The pivot point is CVE-2023-38198, a remote code execution flaw in acme.sh disclosed in June 2023 but quietly abused well before that. The bug stems from a mismatch between how ACME challenge data appears on the wire and how acme.sh parses it, allowing command injection through the Token field. A certificate authority called HiCA was already exploiting it — ostensibly to issue legitimate certs — using IFS-redefinition and base64 tricks reminiscent of Mirai-style payloads to smuggle commands past character filters.
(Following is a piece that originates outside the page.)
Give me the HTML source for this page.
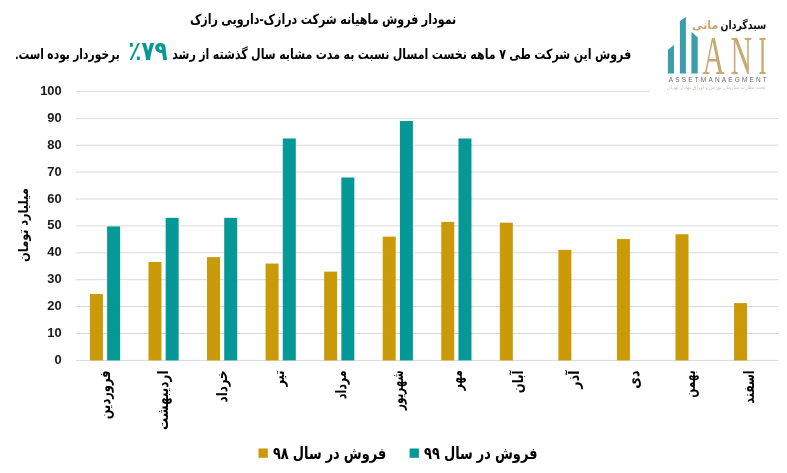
<!DOCTYPE html>
<html lang="fa"><head><meta charset="utf-8"><title>نمودار فروش ماهیانه</title>
<style>html,body{margin:0;padding:0;background:#fff;}body{width:787px;height:473px;overflow:hidden;}svg{display:block;}.fa{font-family:"Liberation Sans","DejaVu Sans Condensed","DejaVu Sans",sans-serif;font-weight:bold;direction:rtl;unicode-bidi:embed;}.num{font-family:"Liberation Sans",sans-serif;font-weight:bold;font-size:12px;fill:#1a1a1a;}</style></head><body>
<svg width="787" height="473" viewBox="0 0 787 473">
<rect width="787" height="473" fill="#ffffff"/>
<line x1="75.7" x2="778.3" y1="360.40" y2="360.40" stroke="#d9d9d9" stroke-width="1"/>
<text class="num" x="61.75" y="363.90" text-anchor="end" textLength="7.2" lengthAdjust="spacingAndGlyphs">0</text>
<line x1="75.7" x2="778.3" y1="333.50" y2="333.50" stroke="#d9d9d9" stroke-width="1"/>
<text class="num" x="61.75" y="337.00" text-anchor="end" textLength="14.4" lengthAdjust="spacingAndGlyphs">10</text>
<line x1="75.7" x2="778.3" y1="306.60" y2="306.60" stroke="#d9d9d9" stroke-width="1"/>
<text class="num" x="61.75" y="310.10" text-anchor="end" textLength="14.4" lengthAdjust="spacingAndGlyphs">20</text>
<line x1="75.7" x2="778.3" y1="279.70" y2="279.70" stroke="#d9d9d9" stroke-width="1"/>
<text class="num" x="61.75" y="283.20" text-anchor="end" textLength="14.4" lengthAdjust="spacingAndGlyphs">30</text>
<line x1="75.7" x2="778.3" y1="252.80" y2="252.80" stroke="#d9d9d9" stroke-width="1"/>
<text class="num" x="61.75" y="256.30" text-anchor="end" textLength="14.4" lengthAdjust="spacingAndGlyphs">40</text>
<line x1="75.7" x2="778.3" y1="225.90" y2="225.90" stroke="#d9d9d9" stroke-width="1"/>
<text class="num" x="61.75" y="229.40" text-anchor="end" textLength="14.4" lengthAdjust="spacingAndGlyphs">50</text>
<line x1="75.7" x2="778.3" y1="199.00" y2="199.00" stroke="#d9d9d9" stroke-width="1"/>
<text class="num" x="61.75" y="202.50" text-anchor="end" textLength="14.4" lengthAdjust="spacingAndGlyphs">60</text>
<line x1="75.7" x2="778.3" y1="172.10" y2="172.10" stroke="#d9d9d9" stroke-width="1"/>
<text class="num" x="61.75" y="175.60" text-anchor="end" textLength="14.4" lengthAdjust="spacingAndGlyphs">70</text>
<line x1="75.7" x2="778.3" y1="145.20" y2="145.20" stroke="#d9d9d9" stroke-width="1"/>
<text class="num" x="61.75" y="148.70" text-anchor="end" textLength="14.4" lengthAdjust="spacingAndGlyphs">80</text>
<line x1="75.7" x2="778.3" y1="118.30" y2="118.30" stroke="#d9d9d9" stroke-width="1"/>
<text class="num" x="61.75" y="121.80" text-anchor="end" textLength="14.4" lengthAdjust="spacingAndGlyphs">90</text>
<line x1="75.7" x2="778.3" y1="91.40" y2="91.40" stroke="#d9d9d9" stroke-width="1"/>
<text class="num" x="61.75" y="94.90" text-anchor="end" textLength="21.6" lengthAdjust="spacingAndGlyphs">100</text>
<rect x="89.90" y="293.96" width="13.0" height="66.44" fill="#ca9a08"/>
<rect x="107.10" y="226.44" width="13.0" height="133.96" fill="#059896"/>
<rect x="148.46" y="261.95" width="13.0" height="98.45" fill="#ca9a08"/>
<rect x="165.66" y="217.83" width="13.0" height="142.57" fill="#059896"/>
<rect x="207.02" y="257.10" width="13.0" height="103.30" fill="#ca9a08"/>
<rect x="224.22" y="217.83" width="13.0" height="142.57" fill="#059896"/>
<rect x="265.58" y="263.56" width="13.0" height="96.84" fill="#ca9a08"/>
<rect x="282.78" y="138.47" width="13.0" height="221.92" fill="#059896"/>
<rect x="324.14" y="271.63" width="13.0" height="88.77" fill="#ca9a08"/>
<rect x="341.34" y="177.48" width="13.0" height="182.92" fill="#059896"/>
<rect x="382.70" y="236.66" width="13.0" height="123.74" fill="#ca9a08"/>
<rect x="399.90" y="120.99" width="13.0" height="239.41" fill="#059896"/>
<rect x="441.26" y="221.86" width="13.0" height="138.53" fill="#ca9a08"/>
<rect x="458.46" y="138.47" width="13.0" height="221.92" fill="#059896"/>
<rect x="499.82" y="222.67" width="13.0" height="137.73" fill="#ca9a08"/>
<rect x="558.38" y="249.84" width="13.0" height="110.56" fill="#ca9a08"/>
<rect x="616.94" y="239.08" width="13.0" height="121.32" fill="#ca9a08"/>
<rect x="675.50" y="234.24" width="13.0" height="126.16" fill="#ca9a08"/>
<rect x="734.06" y="303.10" width="13.0" height="57.30" fill="#ca9a08"/>
<text class="fa" font-size="15" fill="#000" transform="translate(109.9,370.4) rotate(-90)" x="0" y="0" text-anchor="start" textLength="48.8" lengthAdjust="spacingAndGlyphs">فروردین</text>
<text class="fa" font-size="15" fill="#000" transform="translate(167.5,370.4) rotate(-90)" x="0" y="0" text-anchor="start" textLength="59.6" lengthAdjust="spacingAndGlyphs">اردیبهشت</text>
<text class="fa" font-size="15" fill="#000" transform="translate(227.3,370.4) rotate(-90)" x="0" y="0" text-anchor="start" textLength="32" lengthAdjust="spacingAndGlyphs">خرداد</text>
<text class="fa" font-size="15" fill="#000" transform="translate(284.4,370.4) rotate(-90)" x="0" y="0" text-anchor="start" textLength="16.1" lengthAdjust="spacingAndGlyphs">تیر</text>
<text class="fa" font-size="15" fill="#000" transform="translate(345.7,370.4) rotate(-90)" x="0" y="0" text-anchor="start" textLength="28.9" lengthAdjust="spacingAndGlyphs">مرداد</text>
<text class="fa" font-size="15" fill="#000" transform="translate(402.5,370.4) rotate(-90)" x="0" y="0" text-anchor="start" textLength="39.6" lengthAdjust="spacingAndGlyphs">شهریور</text>
<text class="fa" font-size="15" fill="#000" transform="translate(461.6,370.4) rotate(-90)" x="0" y="0" text-anchor="start" textLength="19.8" lengthAdjust="spacingAndGlyphs">مهر</text>
<text class="fa" font-size="15" fill="#000" transform="translate(523.0,370.4) rotate(-90)" x="0" y="0" text-anchor="start" textLength="22.8" lengthAdjust="spacingAndGlyphs">آبان</text>
<text class="fa" font-size="15" fill="#000" transform="translate(578.8,370.4) rotate(-90)" x="0" y="0" text-anchor="start" textLength="18.3" lengthAdjust="spacingAndGlyphs">آذر</text>
<text class="fa" font-size="15" fill="#000" transform="translate(638.9,370.4) rotate(-90)" x="0" y="0" text-anchor="start" textLength="18.3" lengthAdjust="spacingAndGlyphs">دی</text>
<text class="fa" font-size="15" fill="#000" transform="translate(695.4,370.4) rotate(-90)" x="0" y="0" text-anchor="start" textLength="27.3" lengthAdjust="spacingAndGlyphs">بهمن</text>
<text class="fa" font-size="15" fill="#000" transform="translate(754.3,370.4) rotate(-90)" x="0" y="0" text-anchor="start" textLength="33.3" lengthAdjust="spacingAndGlyphs">اسفند</text>
<text class="fa" font-size="13.5" fill="#000" transform="translate(28,188.1) rotate(-90)" text-anchor="start" textLength="73.8" lengthAdjust="spacingAndGlyphs">میلیارد تومان</text>
<text class="fa" font-size="14" fill="#000" x="456.3" y="24" text-anchor="start" textLength="266.4" lengthAdjust="spacingAndGlyphs">نمودار فروش ماهیانه شرکت درازک-دارویی رازک</text>
<text class="fa" font-size="14" fill="#000" x="631.2" y="59.4" text-anchor="start" textLength="459" lengthAdjust="spacingAndGlyphs">فروش این شرکت طی ۷ ماهه نخست امسال نسبت به مدت مشابه سال گذشته از رشد</text>
<text class="fa" font-size="26.5" fill="#059896" x="167.7" y="60.3" text-anchor="start" textLength="39.4" lengthAdjust="spacingAndGlyphs">٪۷۹</text>
<text class="fa" font-size="14" fill="#000" x="119.8" y="59.4" text-anchor="start" textLength="104.6" lengthAdjust="spacingAndGlyphs">برخوردار بوده است.</text>
<rect x="258.5" y="448.5" width="9.3" height="9.3" fill="#ca9a08"/>
<text class="fa" font-size="16.5" fill="#000" x="386.3" y="459" text-anchor="start" textLength="113.4" lengthAdjust="spacingAndGlyphs">فروش در سال ۹۸</text>
<rect x="409.6" y="448.5" width="9.3" height="9.3" fill="#059896"/>
<text class="fa" font-size="16.5" fill="#000" x="537.5" y="459" text-anchor="start" textLength="113.4" lengthAdjust="spacingAndGlyphs">فروش در سال ۹۹</text>
<rect x="649.5" y="0" width="137.5" height="104" fill="#fff"/>
<polygon points="667.9,50.1 674,44.8 674,73.4 667.9,73.4" fill="#3a9fab"/>
<polygon points="679.9,20.9 685.9,17 685.9,73.4 679.9,73.4" fill="#3a9fab"/>
<polygon points="691.4,32.1 697.7,37.2 697.7,73.4 691.4,73.4" fill="#3a9fab"/>
<g font-family="'Liberation Serif',serif" font-size="55" fill="#c9a872">
<text x="702.4" y="73.6" textLength="22.2" lengthAdjust="spacingAndGlyphs">A</text>
<text x="730.5" y="73.6" textLength="21.4" lengthAdjust="spacingAndGlyphs">N</text>
<text x="758.6" y="73.6" textLength="8.1" lengthAdjust="spacingAndGlyphs">I</text>
</g>
<text class="fa" font-size="11.5" fill="#111" x="766.2" y="29.2" text-anchor="start" textLength="45.7" lengthAdjust="spacingAndGlyphs">سبدگردان</text>
<text class="fa" font-size="11.5" fill="#c9a872" x="718.2" y="29.2" text-anchor="start" textLength="26.1" lengthAdjust="spacingAndGlyphs">مانی</text>
<text font-family="'Liberation Sans',sans-serif" font-size="6.5" fill="#666c78" x="668.8" y="82" textLength="98" lengthAdjust="spacing">ASSETMANAEGMENT</text>
<text class="fa" style="font-weight:normal" font-size="5" fill="#cdbda2" x="765.5" y="88.8" text-anchor="start" textLength="98.5" lengthAdjust="spacingAndGlyphs">تحت نظارت سازمان بورس و اوراق بهادار تهران</text>
</svg></body></html>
The author tries to reproduce the published payload and fails: the IFS=^ trick refuses to survive acme.sh’s preprocessing in any variation they tested, suggesting HiCA was iterating on payloads in real time rather than shipping a finished exploit. The broader takeaway is that the intercept appears to have leveraged a real RCE in a widely-used certificate automation tool, abused by an entity positioned as a CA — a reminder of how fragile the PKI trust chain is when the tooling around it can be silently weaponized, and how easily a missed renewal cron can burn an entire operation.